Monumental Middle Eastern panorama with ruins, nearly 6 metres long

[View - Middle East]. Mountainous landscape with Middle Eastern and classical Roman ruins, 6 shepherds with their flocks, several figures riding dromedaries and one riding a donkey, (date?) palms, lakes, etc.

[Palestine?, ca. 1910?].

An enormous panoramic view drawn in coloured gouaches on a single, continuous roll of unwatermarked wove paper (70 x 583 cm), the drawing running to the edges of the paper. Rolled and stored in a cardboard tube.

 35.000,00

A panoramic view of what appears to be a fantasy Middle Eastern landscape, with spectacular mountains in the background, a body of water near each end, and a wide variety of buildings and ruins, some clearly classical Roman and others Middle Eastern. The combination of classical Roman architecture with dromedaries and other Middle Eastern features places it very likely in Palestine, but we have not been able to identify specific buildings. The most distinctive ruin, a round Roman temple with five columns on the viewer's side (perhaps a third of the circle), an entablature above them and a vertical base below them, looks more like the Temple of the Vesta at Tivoli than like any known temple in the Middle East (the columns are not rendered in sufficient detail to determine their order, but they are almost certainly not Ionic and are probably Corinthian).
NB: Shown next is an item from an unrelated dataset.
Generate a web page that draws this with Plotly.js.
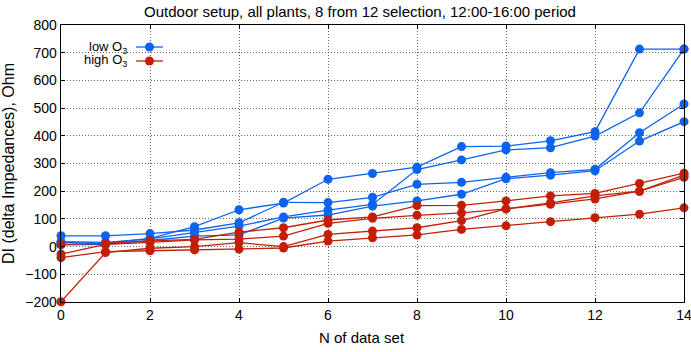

There are also classical Roman aqueducts. The six shepherds with their flocks all wear broad-brimmed hats and have staffs, and two are blowing long, slightly curved horns. Several additional figures with broad-brimmed hats and staffs might be pilgrims, one together with what is presumably his wife.

With a 33 cm tear into the left edge, slightly affecting a mountain and the top of a tree, a few insignificant and much smaller tears and with pin holes about 1 cm from the edges from mounting on a wall, but otherwise in very good condition and with the colours fresh and bright. A spectacular panoramic view of the Middle East, including many classical Roman ruins.